(Given task): Give back the full listing, character for character, with no pictures.

[Begin Data shown]

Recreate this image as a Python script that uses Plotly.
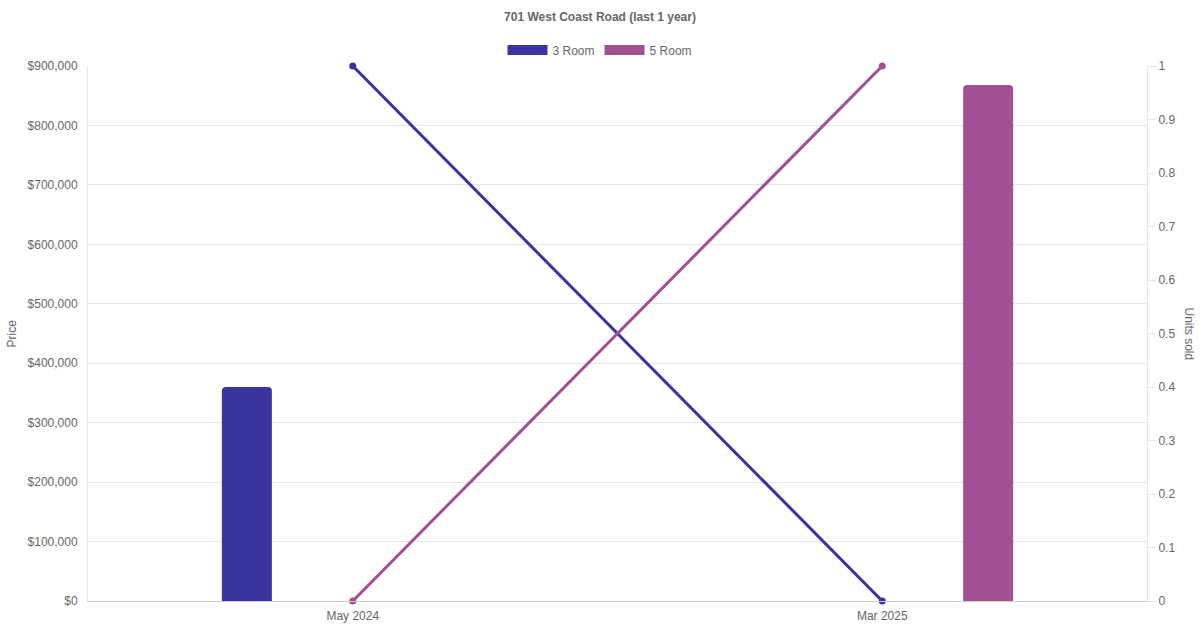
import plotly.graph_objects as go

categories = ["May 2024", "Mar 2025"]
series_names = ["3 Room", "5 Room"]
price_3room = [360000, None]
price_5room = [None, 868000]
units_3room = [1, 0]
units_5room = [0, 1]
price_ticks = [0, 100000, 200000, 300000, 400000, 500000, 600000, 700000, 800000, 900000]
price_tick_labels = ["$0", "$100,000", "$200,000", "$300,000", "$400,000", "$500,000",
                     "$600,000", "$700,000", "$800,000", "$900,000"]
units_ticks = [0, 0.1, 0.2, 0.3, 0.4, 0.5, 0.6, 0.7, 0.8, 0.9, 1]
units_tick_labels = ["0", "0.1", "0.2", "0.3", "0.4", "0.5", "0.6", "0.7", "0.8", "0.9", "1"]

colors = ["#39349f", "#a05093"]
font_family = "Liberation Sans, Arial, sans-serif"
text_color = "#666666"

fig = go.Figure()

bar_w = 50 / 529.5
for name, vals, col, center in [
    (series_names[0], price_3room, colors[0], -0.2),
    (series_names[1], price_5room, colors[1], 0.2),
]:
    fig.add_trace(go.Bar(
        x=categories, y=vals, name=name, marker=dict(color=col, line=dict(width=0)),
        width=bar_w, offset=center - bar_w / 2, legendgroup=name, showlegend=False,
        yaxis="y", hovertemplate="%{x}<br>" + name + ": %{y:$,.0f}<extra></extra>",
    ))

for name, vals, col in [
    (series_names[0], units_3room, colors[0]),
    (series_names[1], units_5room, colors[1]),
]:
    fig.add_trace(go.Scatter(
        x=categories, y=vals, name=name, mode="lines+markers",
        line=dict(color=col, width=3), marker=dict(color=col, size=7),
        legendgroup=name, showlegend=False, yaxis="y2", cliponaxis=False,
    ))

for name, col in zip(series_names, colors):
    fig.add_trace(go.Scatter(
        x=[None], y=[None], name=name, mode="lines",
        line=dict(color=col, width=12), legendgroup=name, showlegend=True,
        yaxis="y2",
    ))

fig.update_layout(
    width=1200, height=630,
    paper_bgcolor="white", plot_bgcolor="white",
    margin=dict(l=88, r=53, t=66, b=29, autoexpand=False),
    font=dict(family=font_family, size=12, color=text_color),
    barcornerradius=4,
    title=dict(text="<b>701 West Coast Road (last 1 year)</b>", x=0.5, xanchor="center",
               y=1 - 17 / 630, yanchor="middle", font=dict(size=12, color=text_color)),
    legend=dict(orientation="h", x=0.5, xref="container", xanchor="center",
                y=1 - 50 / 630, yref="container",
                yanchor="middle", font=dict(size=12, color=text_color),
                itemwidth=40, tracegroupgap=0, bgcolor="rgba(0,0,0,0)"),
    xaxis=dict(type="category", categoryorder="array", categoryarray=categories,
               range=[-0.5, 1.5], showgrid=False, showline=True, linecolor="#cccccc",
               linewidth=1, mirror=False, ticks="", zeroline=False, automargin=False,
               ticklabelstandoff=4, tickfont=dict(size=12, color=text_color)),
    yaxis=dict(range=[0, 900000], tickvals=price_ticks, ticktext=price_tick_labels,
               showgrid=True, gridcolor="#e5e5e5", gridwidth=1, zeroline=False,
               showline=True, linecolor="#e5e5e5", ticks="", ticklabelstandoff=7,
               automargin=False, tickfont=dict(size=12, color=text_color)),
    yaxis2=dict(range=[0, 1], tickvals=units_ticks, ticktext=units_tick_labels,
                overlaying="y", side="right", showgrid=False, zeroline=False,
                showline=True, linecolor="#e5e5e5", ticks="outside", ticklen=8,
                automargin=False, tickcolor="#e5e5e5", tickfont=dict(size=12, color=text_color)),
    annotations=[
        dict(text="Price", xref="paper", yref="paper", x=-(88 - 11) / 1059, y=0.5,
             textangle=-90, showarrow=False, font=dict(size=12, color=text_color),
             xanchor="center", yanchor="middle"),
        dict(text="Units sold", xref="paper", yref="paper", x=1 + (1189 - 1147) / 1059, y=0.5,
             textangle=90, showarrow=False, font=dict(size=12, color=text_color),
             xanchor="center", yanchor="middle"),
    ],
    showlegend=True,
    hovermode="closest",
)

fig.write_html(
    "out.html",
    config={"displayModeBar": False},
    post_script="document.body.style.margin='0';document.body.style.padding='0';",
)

[End Data shown]

(Output):
Recreate this image as a Python script that uses Plotly.
import plotly.graph_objects as go

categories = ["May 2024", "Mar 2025"]
series_names = ["3 Room", "5 Room"]
price_3room = [360000, None]
price_5room = [None, 868000]
units_3room = [1, 0]
units_5room = [0, 1]
price_ticks = [0, 100000, 200000, 300000, 400000, 500000, 600000, 700000, 800000, 900000]
price_tick_labels = ["$0", "$100,000", "$200,000", "$300,000", "$400,000", "$500,000",
                     "$600,000", "$700,000", "$800,000", "$900,000"]
units_ticks = [0, 0.1, 0.2, 0.3, 0.4, 0.5, 0.6, 0.7, 0.8, 0.9, 1]
units_tick_labels = ["0", "0.1", "0.2", "0.3", "0.4", "0.5", "0.6", "0.7", "0.8", "0.9", "1"]

colors = ["#39349f", "#a05093"]
font_family = "Liberation Sans, Arial, sans-serif"
text_color = "#666666"

fig = go.Figure()

bar_w = 50 / 529.5
for name, vals, col, center in [
    (series_names[0], price_3room, colors[0], -0.2),
    (series_names[1], price_5room, colors[1], 0.2),
]:
    fig.add_trace(go.Bar(
        x=categories, y=vals, name=name, marker=dict(color=col, line=dict(width=0)),
        width=bar_w, offset=center - bar_w / 2, legendgroup=name, showlegend=False,
        yaxis="y", hovertemplate="%{x}<br>" + name + ": %{y:$,.0f}<extra></extra>",
    ))

for name, vals, col in [
    (series_names[0], units_3room, colors[0]),
    (series_names[1], units_5room, colors[1]),
]:
    fig.add_trace(go.Scatter(
        x=categories, y=vals, name=name, mode="lines+markers",
        line=dict(color=col, width=3), marker=dict(color=col, size=7),
        legendgroup=name, showlegend=False, yaxis="y2", cliponaxis=False,
    ))

for name, col in zip(series_names, colors):
    fig.add_trace(go.Scatter(
        x=[None], y=[None], name=name, mode="lines",
        line=dict(color=col, width=12), legendgroup=name, showlegend=True,
        yaxis="y2",
    ))

fig.update_layout(
    width=1200, height=630,
    paper_bgcolor="white", plot_bgcolor="white",
    margin=dict(l=88, r=53, t=66, b=29, autoexpand=False),
    font=dict(family=font_family, size=12, color=text_color),
    barcornerradius=4,
    title=dict(text="<b>701 West Coast Road (last 1 year)</b>", x=0.5, xanchor="center",
               y=1 - 17 / 630, yanchor="middle", font=dict(size=12, color=text_color)),
    legend=dict(orientation="h", x=0.5, xref="container", xanchor="center",
                y=1 - 50 / 630, yref="container",
                yanchor="middle", font=dict(size=12, color=text_color),
                itemwidth=40, tracegroupgap=0, bgcolor="rgba(0,0,0,0)"),
    xaxis=dict(type="category", categoryorder="array", categoryarray=categories,
               range=[-0.5, 1.5], showgrid=False, showline=True, linecolor="#cccccc",
               linewidth=1, mirror=False, ticks="", zeroline=False, automargin=False,
               ticklabelstandoff=4, tickfont=dict(size=12, color=text_color)),
    yaxis=dict(range=[0, 900000], tickvals=price_ticks, ticktext=price_tick_labels,
               showgrid=True, gridcolor="#e5e5e5", gridwidth=1, zeroline=False,
               showline=True, linecolor="#e5e5e5", ticks="", ticklabelstandoff=7,
               automargin=False, tickfont=dict(size=12, color=text_color)),
    yaxis2=dict(range=[0, 1], tickvals=units_ticks, ticktext=units_tick_labels,
                overlaying="y", side="right", showgrid=False, zeroline=False,
                showline=True, linecolor="#e5e5e5", ticks="outside", ticklen=8,
                automargin=False, tickcolor="#e5e5e5", tickfont=dict(size=12, color=text_color)),
    annotations=[
        dict(text="Price", xref="paper", yref="paper", x=-(88 - 11) / 1059, y=0.5,
             textangle=-90, showarrow=False, font=dict(size=12, color=text_color),
             xanchor="center", yanchor="middle"),
        dict(text="Units sold", xref="paper", yref="paper", x=1 + (1189 - 1147) / 1059, y=0.5,
             textangle=90, showarrow=False, font=dict(size=12, color=text_color),
             xanchor="center", yanchor="middle"),
    ],
    showlegend=True,
    hovermode="closest",
)

fig.write_html(
    "out.html",
    config={"displayModeBar": False},
    post_script="document.body.style.margin='0';document.body.style.padding='0';",
)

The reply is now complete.